What to do »
Set down only the lines running from the one with "Write a Python" to the one with "return fig.add_axes([left /", both lines included, exactly as they stand, please.

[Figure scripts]
-- -- --

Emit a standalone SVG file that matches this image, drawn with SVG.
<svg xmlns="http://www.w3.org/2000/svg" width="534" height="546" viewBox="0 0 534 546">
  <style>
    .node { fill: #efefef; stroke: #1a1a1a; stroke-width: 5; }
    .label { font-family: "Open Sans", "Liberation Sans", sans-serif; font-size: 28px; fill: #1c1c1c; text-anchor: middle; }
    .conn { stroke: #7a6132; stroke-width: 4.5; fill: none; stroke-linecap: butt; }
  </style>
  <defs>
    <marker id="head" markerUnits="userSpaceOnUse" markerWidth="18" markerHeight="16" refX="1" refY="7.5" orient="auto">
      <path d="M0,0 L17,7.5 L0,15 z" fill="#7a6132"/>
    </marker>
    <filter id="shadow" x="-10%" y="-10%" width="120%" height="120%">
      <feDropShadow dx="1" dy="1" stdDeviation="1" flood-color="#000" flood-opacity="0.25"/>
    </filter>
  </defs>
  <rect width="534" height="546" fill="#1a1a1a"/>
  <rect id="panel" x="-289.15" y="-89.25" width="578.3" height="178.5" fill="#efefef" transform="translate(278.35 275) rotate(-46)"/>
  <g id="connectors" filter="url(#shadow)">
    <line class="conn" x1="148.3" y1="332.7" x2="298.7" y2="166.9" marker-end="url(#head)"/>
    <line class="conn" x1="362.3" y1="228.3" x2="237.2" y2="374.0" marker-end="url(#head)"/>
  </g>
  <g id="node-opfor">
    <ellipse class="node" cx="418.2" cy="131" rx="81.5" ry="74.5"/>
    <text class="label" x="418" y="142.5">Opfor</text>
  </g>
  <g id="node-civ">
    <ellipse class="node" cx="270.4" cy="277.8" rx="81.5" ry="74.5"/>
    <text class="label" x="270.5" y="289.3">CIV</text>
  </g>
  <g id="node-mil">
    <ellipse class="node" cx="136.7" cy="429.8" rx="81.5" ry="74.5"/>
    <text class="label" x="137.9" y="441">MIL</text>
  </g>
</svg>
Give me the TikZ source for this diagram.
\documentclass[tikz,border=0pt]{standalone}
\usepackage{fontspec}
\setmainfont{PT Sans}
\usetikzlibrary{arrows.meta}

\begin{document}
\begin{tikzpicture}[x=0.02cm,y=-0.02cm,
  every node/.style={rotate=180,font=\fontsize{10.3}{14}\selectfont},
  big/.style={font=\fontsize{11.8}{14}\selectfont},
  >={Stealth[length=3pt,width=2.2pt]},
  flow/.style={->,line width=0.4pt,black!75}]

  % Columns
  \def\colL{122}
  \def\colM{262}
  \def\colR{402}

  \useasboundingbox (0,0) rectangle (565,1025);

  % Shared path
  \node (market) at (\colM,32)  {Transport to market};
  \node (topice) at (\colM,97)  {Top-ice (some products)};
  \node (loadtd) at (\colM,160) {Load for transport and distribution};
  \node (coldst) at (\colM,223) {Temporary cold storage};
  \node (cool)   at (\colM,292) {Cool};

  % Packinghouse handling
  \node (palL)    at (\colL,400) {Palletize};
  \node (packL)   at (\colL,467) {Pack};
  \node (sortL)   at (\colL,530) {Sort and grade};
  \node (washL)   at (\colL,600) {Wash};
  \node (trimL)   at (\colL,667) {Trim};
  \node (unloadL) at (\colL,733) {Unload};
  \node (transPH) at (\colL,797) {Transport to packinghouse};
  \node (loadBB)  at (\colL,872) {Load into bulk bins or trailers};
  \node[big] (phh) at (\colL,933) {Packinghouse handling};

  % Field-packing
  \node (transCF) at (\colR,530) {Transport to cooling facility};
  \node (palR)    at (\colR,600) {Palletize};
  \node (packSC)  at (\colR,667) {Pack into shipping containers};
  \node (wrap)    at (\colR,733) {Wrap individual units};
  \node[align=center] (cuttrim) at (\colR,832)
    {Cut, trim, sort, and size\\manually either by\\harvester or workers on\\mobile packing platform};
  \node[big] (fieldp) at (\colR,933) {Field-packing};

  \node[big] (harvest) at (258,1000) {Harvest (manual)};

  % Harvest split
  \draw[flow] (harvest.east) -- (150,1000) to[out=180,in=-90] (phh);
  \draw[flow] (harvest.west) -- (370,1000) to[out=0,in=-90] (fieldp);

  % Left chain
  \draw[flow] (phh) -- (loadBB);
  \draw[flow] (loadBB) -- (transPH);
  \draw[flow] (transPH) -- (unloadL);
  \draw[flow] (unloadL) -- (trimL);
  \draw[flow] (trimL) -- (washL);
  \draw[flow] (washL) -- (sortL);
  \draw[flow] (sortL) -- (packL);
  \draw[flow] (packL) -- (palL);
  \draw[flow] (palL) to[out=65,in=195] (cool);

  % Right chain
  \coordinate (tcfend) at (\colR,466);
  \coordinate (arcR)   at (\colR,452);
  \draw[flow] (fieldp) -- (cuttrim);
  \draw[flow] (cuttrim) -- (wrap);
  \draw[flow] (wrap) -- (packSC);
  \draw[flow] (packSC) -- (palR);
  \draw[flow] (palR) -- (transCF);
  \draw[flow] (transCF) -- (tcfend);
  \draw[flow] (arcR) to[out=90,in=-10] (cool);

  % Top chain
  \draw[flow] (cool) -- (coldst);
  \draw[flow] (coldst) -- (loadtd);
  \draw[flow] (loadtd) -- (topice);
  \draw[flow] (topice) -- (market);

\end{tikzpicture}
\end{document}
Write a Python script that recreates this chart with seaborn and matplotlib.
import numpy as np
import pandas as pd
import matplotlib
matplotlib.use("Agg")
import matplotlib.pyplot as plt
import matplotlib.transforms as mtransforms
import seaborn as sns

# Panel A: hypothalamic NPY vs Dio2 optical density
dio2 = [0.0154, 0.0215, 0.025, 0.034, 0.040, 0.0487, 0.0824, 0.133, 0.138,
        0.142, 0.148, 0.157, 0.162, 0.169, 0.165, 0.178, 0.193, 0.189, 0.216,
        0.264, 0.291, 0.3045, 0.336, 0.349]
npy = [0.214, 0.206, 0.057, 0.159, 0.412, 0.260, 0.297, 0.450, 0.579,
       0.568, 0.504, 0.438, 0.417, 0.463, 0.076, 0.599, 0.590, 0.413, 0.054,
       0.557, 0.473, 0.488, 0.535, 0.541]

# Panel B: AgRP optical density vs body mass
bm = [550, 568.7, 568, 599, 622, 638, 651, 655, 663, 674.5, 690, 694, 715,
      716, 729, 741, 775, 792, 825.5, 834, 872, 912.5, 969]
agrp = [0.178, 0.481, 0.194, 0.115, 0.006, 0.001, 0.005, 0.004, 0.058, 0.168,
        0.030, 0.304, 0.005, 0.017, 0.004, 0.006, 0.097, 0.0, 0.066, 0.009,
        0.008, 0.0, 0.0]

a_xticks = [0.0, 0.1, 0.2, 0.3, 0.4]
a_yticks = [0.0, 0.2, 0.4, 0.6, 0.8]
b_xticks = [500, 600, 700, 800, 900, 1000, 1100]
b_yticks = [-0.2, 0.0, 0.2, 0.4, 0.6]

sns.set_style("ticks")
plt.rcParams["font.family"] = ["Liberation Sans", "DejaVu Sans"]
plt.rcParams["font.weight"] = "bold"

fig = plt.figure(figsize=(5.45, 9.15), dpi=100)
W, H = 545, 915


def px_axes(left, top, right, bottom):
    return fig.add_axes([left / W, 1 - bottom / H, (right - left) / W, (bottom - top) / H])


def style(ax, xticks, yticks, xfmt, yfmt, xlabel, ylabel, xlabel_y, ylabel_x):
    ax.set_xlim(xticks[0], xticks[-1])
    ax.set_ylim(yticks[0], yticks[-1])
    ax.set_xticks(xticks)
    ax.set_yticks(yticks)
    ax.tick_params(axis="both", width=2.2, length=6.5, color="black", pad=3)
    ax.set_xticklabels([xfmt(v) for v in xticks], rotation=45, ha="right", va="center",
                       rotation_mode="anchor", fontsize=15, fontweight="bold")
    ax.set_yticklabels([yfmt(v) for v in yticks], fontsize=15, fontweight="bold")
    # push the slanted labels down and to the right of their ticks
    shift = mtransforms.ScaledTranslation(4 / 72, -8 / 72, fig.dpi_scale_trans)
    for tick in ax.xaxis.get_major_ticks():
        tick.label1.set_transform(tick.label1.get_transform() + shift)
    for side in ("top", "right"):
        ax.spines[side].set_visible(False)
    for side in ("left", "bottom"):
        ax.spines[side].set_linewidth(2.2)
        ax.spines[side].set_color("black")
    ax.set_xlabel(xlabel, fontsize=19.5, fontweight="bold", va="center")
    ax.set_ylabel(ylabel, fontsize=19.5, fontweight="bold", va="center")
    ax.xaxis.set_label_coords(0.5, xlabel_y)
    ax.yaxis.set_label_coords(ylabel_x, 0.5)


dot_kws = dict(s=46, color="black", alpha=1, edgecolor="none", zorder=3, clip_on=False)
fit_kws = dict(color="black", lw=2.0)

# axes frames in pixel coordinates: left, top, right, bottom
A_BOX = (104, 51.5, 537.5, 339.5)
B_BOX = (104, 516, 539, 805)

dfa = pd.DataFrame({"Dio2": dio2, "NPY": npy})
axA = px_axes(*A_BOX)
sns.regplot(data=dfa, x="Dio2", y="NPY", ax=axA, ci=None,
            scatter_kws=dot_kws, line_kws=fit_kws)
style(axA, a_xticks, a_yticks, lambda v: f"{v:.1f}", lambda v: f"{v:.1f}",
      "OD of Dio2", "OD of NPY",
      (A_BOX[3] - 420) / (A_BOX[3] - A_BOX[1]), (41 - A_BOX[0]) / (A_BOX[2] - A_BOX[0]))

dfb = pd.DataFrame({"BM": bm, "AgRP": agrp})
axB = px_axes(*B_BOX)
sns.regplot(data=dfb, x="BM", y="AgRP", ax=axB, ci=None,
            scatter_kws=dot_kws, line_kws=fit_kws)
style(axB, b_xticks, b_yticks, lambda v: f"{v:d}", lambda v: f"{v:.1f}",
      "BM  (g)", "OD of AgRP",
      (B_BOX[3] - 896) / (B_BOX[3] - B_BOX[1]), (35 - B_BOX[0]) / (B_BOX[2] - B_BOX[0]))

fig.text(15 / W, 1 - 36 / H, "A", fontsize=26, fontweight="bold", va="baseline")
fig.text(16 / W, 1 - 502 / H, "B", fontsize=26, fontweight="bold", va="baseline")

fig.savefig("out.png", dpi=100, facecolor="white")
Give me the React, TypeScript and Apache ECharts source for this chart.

-- -- --

Exercise answer »
Write a Python script that recreates this chart with seaborn and matplotlib.
import numpy as np
import pandas as pd
import matplotlib
matplotlib.use("Agg")
import matplotlib.pyplot as plt
import matplotlib.transforms as mtransforms
import seaborn as sns

# Panel A: hypothalamic NPY vs Dio2 optical density
dio2 = [0.0154, 0.0215, 0.025, 0.034, 0.040, 0.0487, 0.0824, 0.133, 0.138,
        0.142, 0.148, 0.157, 0.162, 0.169, 0.165, 0.178, 0.193, 0.189, 0.216,
        0.264, 0.291, 0.3045, 0.336, 0.349]
npy = [0.214, 0.206, 0.057, 0.159, 0.412, 0.260, 0.297, 0.450, 0.579,
       0.568, 0.504, 0.438, 0.417, 0.463, 0.076, 0.599, 0.590, 0.413, 0.054,
       0.557, 0.473, 0.488, 0.535, 0.541]

# Panel B: AgRP optical density vs body mass
bm = [550, 568.7, 568, 599, 622, 638, 651, 655, 663, 674.5, 690, 694, 715,
      716, 729, 741, 775, 792, 825.5, 834, 872, 912.5, 969]
agrp = [0.178, 0.481, 0.194, 0.115, 0.006, 0.001, 0.005, 0.004, 0.058, 0.168,
        0.030, 0.304, 0.005, 0.017, 0.004, 0.006, 0.097, 0.0, 0.066, 0.009,
        0.008, 0.0, 0.0]

a_xticks = [0.0, 0.1, 0.2, 0.3, 0.4]
a_yticks = [0.0, 0.2, 0.4, 0.6, 0.8]
b_xticks = [500, 600, 700, 800, 900, 1000, 1100]
b_yticks = [-0.2, 0.0, 0.2, 0.4, 0.6]

sns.set_style("ticks")
plt.rcParams["font.family"] = ["Liberation Sans", "DejaVu Sans"]
plt.rcParams["font.weight"] = "bold"

fig = plt.figure(figsize=(5.45, 9.15), dpi=100)
W, H = 545, 915


def px_axes(left, top, right, bottom):
    return fig.add_axes([left / W, 1 - bottom / H, (right - left) / W, (bottom - top) / H])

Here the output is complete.